• [Source excerpt]:

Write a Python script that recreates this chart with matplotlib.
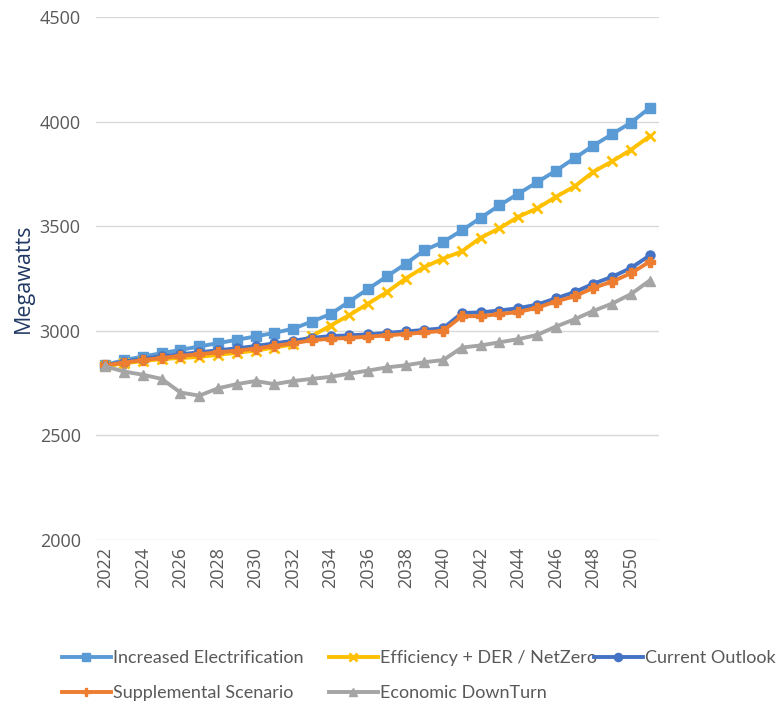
import matplotlib
matplotlib.use("Agg")
import matplotlib.pyplot as plt
from matplotlib import font_manager

years = list(range(2022, 2052))

increased_electrification = [2837, 2860, 2877, 2893, 2909, 2925, 2941, 2957, 2973, 2990,
                             3010, 3044, 3080, 3140, 3200, 3260, 3320, 3385, 3425, 3480,
                             3540, 3600, 3655, 3710, 3765, 3825, 3885, 3940, 3995, 4065]
efficiency_der_netzero = [2830, 2845, 2855, 2865, 2870, 2875, 2885, 2895, 2905, 2920,
                          2935, 2975, 3025, 3075, 3130, 3185, 3250, 3305, 3345, 3380,
                          3445, 3490, 3545, 3585, 3640, 3690, 3760, 3810, 3865, 3930]
current_outlook = [2835, 2852, 2866, 2878, 2888, 2897, 2907, 2916, 2927, 2940,
                   2952, 2966, 2975, 2978, 2983, 2990, 2997, 3004, 3012, 3085,
                   3088, 3097, 3108, 3125, 3155, 3185, 3225, 3258, 3300, 3360]
supplemental_scenario = [2835, 2848, 2860, 2870, 2880, 2888, 2897, 2905, 2915, 2928,
                         2940, 2955, 2962, 2966, 2972, 2978, 2985, 2992, 3000, 3070,
                         3070, 3080, 3090, 3110, 3140, 3165, 3205, 3235, 3275, 3330]
economic_downturn = [2830, 2805, 2790, 2770, 2705, 2690, 2725, 2745, 2760, 2745,
                     2760, 2770, 2780, 2795, 2810, 2825, 2835, 2850, 2860, 2920,
                     2930, 2945, 2960, 2980, 3020, 3055, 3095, 3130, 3175, 3240]

series_names = ["Increased Electrification", "Efficiency + DER / NetZero",
                "Current Outlook", "Supplemental Scenario", "Economic DownTurn"]
series_values = [increased_electrification, efficiency_der_netzero, current_outlook,
                 supplemental_scenario, economic_downturn]
colors = ["#5B9BD5", "#FFC000", "#4472C4", "#ED7D31", "#A5A5A5"]
markers = ["s", "x", "o", "P", "^"]

yticks = [2000, 2500, 3000, 3500, 4000, 4500]
xtick_years = list(range(2022, 2051, 2))

avail = {f.name for f in font_manager.fontManager.ttflist}
tick_font = "Open Sans" if "Open Sans" in avail else "DejaVu Sans"
leg_font = "Lato" if "Lato" in avail else "Liberation Sans"

fig = plt.figure(figsize=(7.81, 7.08), dpi=100)
ax = fig.add_axes([96 / 781, 1 - 540 / 708, 563 / 781, 523 / 708])

lines = []
for i, (name, vals, c, m) in enumerate(zip(series_names, series_values, colors, markers)):
    mew = 2 if m == "x" else 1
    ln, = ax.plot(years, vals, color=c, lw=2.8, marker=m, markersize=6.5,
                  markeredgewidth=mew, markeredgecolor=c, markerfacecolor=c,
                  label=name, zorder=3 + i)
    lines.append(ln)

ax.set_xlim(years[0] - 0.5, years[-1] + 0.5)
ax.set_ylim(2000, 4500)
ax.set_yticks(yticks)
ax.set_xticks(xtick_years)
ax.set_xticklabels([str(y) for y in xtick_years], rotation=90)
ax.tick_params(axis="y", length=0, labelsize=13, labelcolor="#595959", pad=11)
ax.tick_params(axis="x", length=0, labelsize=13, labelcolor="#595959", pad=5)
for lab in ax.get_xticklabels() + ax.get_yticklabels():
    lab.set_fontfamily(tick_font)
ax.grid(axis="y", color="#D9D9D9", lw=1)
ax.set_axisbelow(True)
for s in ax.spines.values():
    s.set_visible(False)

ax.set_ylabel("Megawatts", fontsize=15.5, color="#203864", fontfamily=tick_font)
ax.yaxis.set_label_coords(-0.11, 0.5)

# legend laid out in three columns, rows: [IE, Eff, CO], [SS, ED]
columns = [[0, 3], [1, 4], [2]]
col_x = [62, 329, 594]
for idx, x0 in zip(columns, col_x):
    fig.legend([lines[k] for k in idx], [series_names[k] for k in idx],
               loc="upper left", bbox_to_anchor=(x0 / 781, 1 - 650 / 708),
               frameon=False, prop={"family": leg_font, "size": 13},
               handlelength=2.7, handletextpad=0.1, borderpad=0, borderaxespad=0,
               labelcolor="#595959", labelspacing=1.05, markerscale=0.9)

fig.savefig("out.png", dpi=100, facecolor="white")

• [Goal of the exercise]: Go through the listing above and write it all out exactly, leaving out any picture.

• [Answer to the task]:
Write a Python script that recreates this chart with matplotlib.
import matplotlib
matplotlib.use("Agg")
import matplotlib.pyplot as plt
from matplotlib import font_manager

years = list(range(2022, 2052))

increased_electrification = [2837, 2860, 2877, 2893, 2909, 2925, 2941, 2957, 2973, 2990,
                             3010, 3044, 3080, 3140, 3200, 3260, 3320, 3385, 3425, 3480,
                             3540, 3600, 3655, 3710, 3765, 3825, 3885, 3940, 3995, 4065]
efficiency_der_netzero = [2830, 2845, 2855, 2865, 2870, 2875, 2885, 2895, 2905, 2920,
                          2935, 2975, 3025, 3075, 3130, 3185, 3250, 3305, 3345, 3380,
                          3445, 3490, 3545, 3585, 3640, 3690, 3760, 3810, 3865, 3930]
current_outlook = [2835, 2852, 2866, 2878, 2888, 2897, 2907, 2916, 2927, 2940,
                   2952, 2966, 2975, 2978, 2983, 2990, 2997, 3004, 3012, 3085,
                   3088, 3097, 3108, 3125, 3155, 3185, 3225, 3258, 3300, 3360]
supplemental_scenario = [2835, 2848, 2860, 2870, 2880, 2888, 2897, 2905, 2915, 2928,
                         2940, 2955, 2962, 2966, 2972, 2978, 2985, 2992, 3000, 3070,
                         3070, 3080, 3090, 3110, 3140, 3165, 3205, 3235, 3275, 3330]
economic_downturn = [2830, 2805, 2790, 2770, 2705, 2690, 2725, 2745, 2760, 2745,
                     2760, 2770, 2780, 2795, 2810, 2825, 2835, 2850, 2860, 2920,
                     2930, 2945, 2960, 2980, 3020, 3055, 3095, 3130, 3175, 3240]

series_names = ["Increased Electrification", "Efficiency + DER / NetZero",
                "Current Outlook", "Supplemental Scenario", "Economic DownTurn"]
series_values = [increased_electrification, efficiency_der_netzero, current_outlook,
                 supplemental_scenario, economic_downturn]
colors = ["#5B9BD5", "#FFC000", "#4472C4", "#ED7D31", "#A5A5A5"]
markers = ["s", "x", "o", "P", "^"]

yticks = [2000, 2500, 3000, 3500, 4000, 4500]
xtick_years = list(range(2022, 2051, 2))

avail = {f.name for f in font_manager.fontManager.ttflist}
tick_font = "Open Sans" if "Open Sans" in avail else "DejaVu Sans"
leg_font = "Lato" if "Lato" in avail else "Liberation Sans"

fig = plt.figure(figsize=(7.81, 7.08), dpi=100)
ax = fig.add_axes([96 / 781, 1 - 540 / 708, 563 / 781, 523 / 708])

lines = []
for i, (name, vals, c, m) in enumerate(zip(series_names, series_values, colors, markers)):
    mew = 2 if m == "x" else 1
    ln, = ax.plot(years, vals, color=c, lw=2.8, marker=m, markersize=6.5,
                  markeredgewidth=mew, markeredgecolor=c, markerfacecolor=c,
                  label=name, zorder=3 + i)
    lines.append(ln)

ax.set_xlim(years[0] - 0.5, years[-1] + 0.5)
ax.set_ylim(2000, 4500)
ax.set_yticks(yticks)
ax.set_xticks(xtick_years)
ax.set_xticklabels([str(y) for y in xtick_years], rotation=90)
ax.tick_params(axis="y", length=0, labelsize=13, labelcolor="#595959", pad=11)
ax.tick_params(axis="x", length=0, labelsize=13, labelcolor="#595959", pad=5)
for lab in ax.get_xticklabels() + ax.get_yticklabels():
    lab.set_fontfamily(tick_font)
ax.grid(axis="y", color="#D9D9D9", lw=1)
ax.set_axisbelow(True)
for s in ax.spines.values():
    s.set_visible(False)

ax.set_ylabel("Megawatts", fontsize=15.5, color="#203864", fontfamily=tick_font)
ax.yaxis.set_label_coords(-0.11, 0.5)

# legend laid out in three columns, rows: [IE, Eff, CO], [SS, ED]
columns = [[0, 3], [1, 4], [2]]
col_x = [62, 329, 594]
for idx, x0 in zip(columns, col_x):
    fig.legend([lines[k] for k in idx], [series_names[k] for k in idx],
               loc="upper left", bbox_to_anchor=(x0 / 781, 1 - 650 / 708),
               frameon=False, prop={"family": leg_font, "size": 13},
               handlelength=2.7, handletextpad=0.1, borderpad=0, borderaxespad=0,
               labelcolor="#595959", labelspacing=1.05, markerscale=0.9)

fig.savefig("out.png", dpi=100, facecolor="white")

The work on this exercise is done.